In contrast, the Eleventh Circuit’s 2019 Muransky opinion, which vacated its 2018 opinion, held that the plaintiff had established the same FACTA violation and was a “concrete” injury for standing purposes because it both increased the risk of identity theft and itself created the actual injury of a breach-of-confidence. The Eleventh Circuit rejected the Third Circuit’s analysis of the Clarification Act, finding that, instead of undermining the argument that the truncation requirement is a nonconcrete procedural requirement, the act reflects Congress’s judgment that the truncation requirement is “necessary to prevent the risk of identity theft.” The court found suffering a heightened risk of identity theft as a result of a FACTA violation is a concrete injury. The Eleventh Circuit reasoned that Congress adapted FACTA in part to minimize the risk of harm to a concrete interest and thus any violation of a FACTA procedure, even if the risk of actual injury is only marginally increased, confers standing. Accordingly, the court affirmed the district court’s approval of the class- action settlement. The Eleventh Circuit also found that printing the additional credit card information was an actual injury that closely resembles the common law breach-of-confidence tort, even if there was no actual disclosure to a third party.

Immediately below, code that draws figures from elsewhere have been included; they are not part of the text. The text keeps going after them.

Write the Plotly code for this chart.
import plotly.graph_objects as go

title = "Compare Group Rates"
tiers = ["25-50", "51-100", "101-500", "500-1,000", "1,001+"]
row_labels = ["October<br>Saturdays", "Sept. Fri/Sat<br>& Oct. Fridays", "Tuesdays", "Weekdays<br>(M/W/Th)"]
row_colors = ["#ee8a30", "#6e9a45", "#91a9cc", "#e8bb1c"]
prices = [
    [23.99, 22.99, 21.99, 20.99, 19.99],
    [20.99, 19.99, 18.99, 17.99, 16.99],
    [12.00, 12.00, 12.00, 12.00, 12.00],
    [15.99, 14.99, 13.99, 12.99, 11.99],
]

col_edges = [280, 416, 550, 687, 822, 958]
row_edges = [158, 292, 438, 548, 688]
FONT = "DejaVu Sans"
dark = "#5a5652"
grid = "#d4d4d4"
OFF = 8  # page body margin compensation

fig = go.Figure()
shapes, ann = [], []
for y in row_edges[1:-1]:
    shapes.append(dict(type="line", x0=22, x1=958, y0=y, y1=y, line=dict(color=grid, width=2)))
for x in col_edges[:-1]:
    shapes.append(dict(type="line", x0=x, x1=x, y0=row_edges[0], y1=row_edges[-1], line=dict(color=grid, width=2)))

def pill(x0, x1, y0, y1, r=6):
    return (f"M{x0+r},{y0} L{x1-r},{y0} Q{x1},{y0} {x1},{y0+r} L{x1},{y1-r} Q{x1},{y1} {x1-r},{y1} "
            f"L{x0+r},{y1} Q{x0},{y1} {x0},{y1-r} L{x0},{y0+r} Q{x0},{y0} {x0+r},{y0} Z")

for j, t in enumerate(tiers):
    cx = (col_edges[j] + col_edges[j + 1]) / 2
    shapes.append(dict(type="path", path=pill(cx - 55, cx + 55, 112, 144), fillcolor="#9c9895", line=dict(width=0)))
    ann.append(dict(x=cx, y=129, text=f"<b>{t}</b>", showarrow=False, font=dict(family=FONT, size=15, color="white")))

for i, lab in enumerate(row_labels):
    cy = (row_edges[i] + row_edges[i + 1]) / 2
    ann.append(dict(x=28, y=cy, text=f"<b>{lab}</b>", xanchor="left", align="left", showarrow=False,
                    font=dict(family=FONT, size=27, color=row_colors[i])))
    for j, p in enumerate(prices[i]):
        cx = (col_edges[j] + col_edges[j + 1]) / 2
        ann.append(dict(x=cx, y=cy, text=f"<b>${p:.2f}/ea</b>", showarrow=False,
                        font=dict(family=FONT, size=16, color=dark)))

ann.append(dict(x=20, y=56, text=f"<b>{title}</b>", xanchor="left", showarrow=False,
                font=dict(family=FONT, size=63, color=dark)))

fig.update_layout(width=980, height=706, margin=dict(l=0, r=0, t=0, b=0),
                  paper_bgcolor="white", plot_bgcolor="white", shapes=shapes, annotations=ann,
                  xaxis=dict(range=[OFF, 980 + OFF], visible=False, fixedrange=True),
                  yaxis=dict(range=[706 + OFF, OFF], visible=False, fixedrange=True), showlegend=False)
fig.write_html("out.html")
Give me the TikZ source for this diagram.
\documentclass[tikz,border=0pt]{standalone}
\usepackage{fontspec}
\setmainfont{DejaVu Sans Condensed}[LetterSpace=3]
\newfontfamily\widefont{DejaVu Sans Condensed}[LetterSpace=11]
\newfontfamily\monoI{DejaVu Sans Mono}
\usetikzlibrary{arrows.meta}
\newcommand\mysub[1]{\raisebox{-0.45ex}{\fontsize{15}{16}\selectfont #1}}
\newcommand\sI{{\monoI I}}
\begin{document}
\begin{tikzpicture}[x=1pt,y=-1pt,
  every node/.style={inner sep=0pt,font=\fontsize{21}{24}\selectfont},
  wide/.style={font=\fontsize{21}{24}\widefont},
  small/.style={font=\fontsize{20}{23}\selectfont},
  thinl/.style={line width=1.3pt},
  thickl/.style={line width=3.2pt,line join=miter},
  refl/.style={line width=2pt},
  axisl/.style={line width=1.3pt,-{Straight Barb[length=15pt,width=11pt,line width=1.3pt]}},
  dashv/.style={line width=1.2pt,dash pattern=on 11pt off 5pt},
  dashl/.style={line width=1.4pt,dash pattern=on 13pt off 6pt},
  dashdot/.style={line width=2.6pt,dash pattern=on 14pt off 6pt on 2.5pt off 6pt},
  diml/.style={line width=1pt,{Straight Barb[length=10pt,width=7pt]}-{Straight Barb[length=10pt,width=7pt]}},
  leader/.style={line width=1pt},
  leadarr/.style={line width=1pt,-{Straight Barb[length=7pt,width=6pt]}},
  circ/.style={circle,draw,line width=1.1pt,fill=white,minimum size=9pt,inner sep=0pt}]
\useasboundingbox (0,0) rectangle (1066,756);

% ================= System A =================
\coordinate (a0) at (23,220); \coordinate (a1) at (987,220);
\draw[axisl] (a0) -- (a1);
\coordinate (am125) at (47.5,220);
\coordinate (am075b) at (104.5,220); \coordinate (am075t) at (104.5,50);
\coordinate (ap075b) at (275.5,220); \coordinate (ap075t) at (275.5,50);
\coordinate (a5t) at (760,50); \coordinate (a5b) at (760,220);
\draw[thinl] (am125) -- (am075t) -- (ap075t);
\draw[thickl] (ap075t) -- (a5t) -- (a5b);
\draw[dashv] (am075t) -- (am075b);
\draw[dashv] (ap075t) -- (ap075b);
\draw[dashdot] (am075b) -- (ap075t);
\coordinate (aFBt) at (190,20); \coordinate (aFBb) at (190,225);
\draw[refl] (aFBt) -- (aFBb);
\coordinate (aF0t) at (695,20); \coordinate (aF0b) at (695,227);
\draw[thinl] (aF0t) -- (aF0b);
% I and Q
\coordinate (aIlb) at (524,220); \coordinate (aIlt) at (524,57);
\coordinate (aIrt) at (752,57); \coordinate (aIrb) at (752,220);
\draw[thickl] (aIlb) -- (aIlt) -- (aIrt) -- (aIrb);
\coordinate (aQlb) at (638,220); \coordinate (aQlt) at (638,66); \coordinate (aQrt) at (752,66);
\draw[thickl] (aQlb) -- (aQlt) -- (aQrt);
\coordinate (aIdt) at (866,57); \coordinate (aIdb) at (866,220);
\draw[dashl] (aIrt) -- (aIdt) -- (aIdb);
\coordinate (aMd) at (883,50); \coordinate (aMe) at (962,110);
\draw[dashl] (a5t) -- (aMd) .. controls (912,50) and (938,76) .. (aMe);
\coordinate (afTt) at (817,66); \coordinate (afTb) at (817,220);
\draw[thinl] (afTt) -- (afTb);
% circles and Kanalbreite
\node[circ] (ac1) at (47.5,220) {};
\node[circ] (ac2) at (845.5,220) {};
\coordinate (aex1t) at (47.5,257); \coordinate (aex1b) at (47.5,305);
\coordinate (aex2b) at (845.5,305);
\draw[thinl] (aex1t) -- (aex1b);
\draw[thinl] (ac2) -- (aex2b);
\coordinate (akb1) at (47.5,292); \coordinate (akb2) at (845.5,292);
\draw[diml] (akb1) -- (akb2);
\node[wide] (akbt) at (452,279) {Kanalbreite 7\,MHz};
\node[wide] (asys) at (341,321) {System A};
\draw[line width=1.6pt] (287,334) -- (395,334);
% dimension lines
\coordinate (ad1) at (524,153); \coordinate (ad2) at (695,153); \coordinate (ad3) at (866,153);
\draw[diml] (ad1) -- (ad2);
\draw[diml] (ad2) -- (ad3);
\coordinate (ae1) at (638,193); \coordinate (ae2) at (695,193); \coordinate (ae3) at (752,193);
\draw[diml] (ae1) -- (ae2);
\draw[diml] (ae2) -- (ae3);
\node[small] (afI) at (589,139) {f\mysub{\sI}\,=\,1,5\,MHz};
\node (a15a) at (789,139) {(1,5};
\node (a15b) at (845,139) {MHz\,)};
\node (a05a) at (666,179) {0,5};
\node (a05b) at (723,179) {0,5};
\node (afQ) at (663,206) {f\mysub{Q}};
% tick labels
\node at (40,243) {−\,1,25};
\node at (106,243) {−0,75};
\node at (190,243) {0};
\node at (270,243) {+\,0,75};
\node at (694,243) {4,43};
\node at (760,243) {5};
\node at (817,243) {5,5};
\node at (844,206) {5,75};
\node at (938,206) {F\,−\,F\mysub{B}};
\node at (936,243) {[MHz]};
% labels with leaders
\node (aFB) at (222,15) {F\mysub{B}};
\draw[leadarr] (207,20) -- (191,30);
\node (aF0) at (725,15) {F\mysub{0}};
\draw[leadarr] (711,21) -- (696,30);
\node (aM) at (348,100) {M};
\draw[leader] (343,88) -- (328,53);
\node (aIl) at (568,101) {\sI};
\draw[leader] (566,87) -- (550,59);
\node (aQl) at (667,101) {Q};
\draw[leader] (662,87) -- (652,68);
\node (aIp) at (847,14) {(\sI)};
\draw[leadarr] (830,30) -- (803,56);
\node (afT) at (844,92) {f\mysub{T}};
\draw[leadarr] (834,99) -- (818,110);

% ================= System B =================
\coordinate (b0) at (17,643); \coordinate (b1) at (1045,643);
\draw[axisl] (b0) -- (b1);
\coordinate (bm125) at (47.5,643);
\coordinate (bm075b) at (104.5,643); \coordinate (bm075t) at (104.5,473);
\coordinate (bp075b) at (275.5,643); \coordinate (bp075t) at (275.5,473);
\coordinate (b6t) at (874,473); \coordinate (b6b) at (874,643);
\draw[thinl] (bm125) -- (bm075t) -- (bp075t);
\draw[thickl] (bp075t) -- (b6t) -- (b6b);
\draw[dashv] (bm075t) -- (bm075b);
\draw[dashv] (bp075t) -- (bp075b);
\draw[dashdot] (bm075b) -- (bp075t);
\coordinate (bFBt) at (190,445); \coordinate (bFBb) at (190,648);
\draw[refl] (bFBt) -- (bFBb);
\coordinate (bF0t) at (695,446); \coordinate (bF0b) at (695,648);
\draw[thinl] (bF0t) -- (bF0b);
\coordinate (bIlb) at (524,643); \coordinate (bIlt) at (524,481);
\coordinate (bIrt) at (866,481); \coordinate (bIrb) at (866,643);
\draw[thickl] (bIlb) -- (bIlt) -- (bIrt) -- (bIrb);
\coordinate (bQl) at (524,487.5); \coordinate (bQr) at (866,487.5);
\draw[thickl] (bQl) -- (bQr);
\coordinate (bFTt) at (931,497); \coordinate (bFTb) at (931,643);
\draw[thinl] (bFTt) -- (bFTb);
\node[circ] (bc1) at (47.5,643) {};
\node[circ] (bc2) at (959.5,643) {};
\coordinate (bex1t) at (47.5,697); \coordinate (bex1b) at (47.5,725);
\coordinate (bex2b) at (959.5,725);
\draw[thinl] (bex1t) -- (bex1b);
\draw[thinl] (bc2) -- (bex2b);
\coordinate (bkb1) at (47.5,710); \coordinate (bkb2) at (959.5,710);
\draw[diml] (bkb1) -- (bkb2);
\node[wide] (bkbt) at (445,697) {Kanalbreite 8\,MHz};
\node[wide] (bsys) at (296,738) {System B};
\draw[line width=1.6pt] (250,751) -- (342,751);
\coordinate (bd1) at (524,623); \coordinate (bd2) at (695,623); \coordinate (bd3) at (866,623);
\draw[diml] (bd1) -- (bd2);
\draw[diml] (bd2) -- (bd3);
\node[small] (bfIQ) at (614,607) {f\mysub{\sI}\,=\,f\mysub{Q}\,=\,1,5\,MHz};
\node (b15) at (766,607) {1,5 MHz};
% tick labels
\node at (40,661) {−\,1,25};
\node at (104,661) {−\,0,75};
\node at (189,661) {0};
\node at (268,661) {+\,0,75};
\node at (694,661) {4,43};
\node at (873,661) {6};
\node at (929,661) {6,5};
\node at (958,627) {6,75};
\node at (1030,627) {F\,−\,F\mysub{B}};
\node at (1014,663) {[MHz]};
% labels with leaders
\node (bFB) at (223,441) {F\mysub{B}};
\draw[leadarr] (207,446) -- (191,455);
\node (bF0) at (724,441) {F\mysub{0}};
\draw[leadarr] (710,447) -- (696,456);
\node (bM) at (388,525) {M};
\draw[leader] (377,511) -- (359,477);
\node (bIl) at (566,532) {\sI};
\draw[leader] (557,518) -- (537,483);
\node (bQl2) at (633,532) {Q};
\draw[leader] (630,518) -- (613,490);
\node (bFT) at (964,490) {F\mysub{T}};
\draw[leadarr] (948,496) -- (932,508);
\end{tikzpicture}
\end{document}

The Ninth Circuit holds that when employers provide the FCRA job application disclosure, they cannot include any other disclosures and must use clear language.

Gilberg v. Cal. Check Cashing Stores, LLC PDF External Link, 913 F.3d 1169 (9th Cir. 2019). Section 604(b) (2)(A) of the FCRA generally provides that a consumer report may not be obtained for employment purposes unless a “clear and conspicuous disclosure,” in a document that consists “solely of the disclosure,” has been provided to the consumer and the consumer has provided written authorization to obtain the report. 15 U.S.C. 1681b(b)(2)(A). In a prior case, Syed v. M-I, LLC, 853 F.3d 492 (9th Cir. 2017), the Ninth Circuit held that a disclosure document containing a liability waiver in the same document as the required FCRA disclosure violated the FCRA’s standalone disclosure requirement. In Gilberg, the court held that “extraneous information relating to various state disclosure requirements” included with the FCRA disclosure also violates the standalone disclosure requirement. The court also found that the employer violated the FCRA’s requirement to provide a clear and conspicuous disclosure because it was not “reasonably understandable.” The court found that the disclosure used language that a reasonable person would not understand and combined federal and state disclosures in a confusing manner.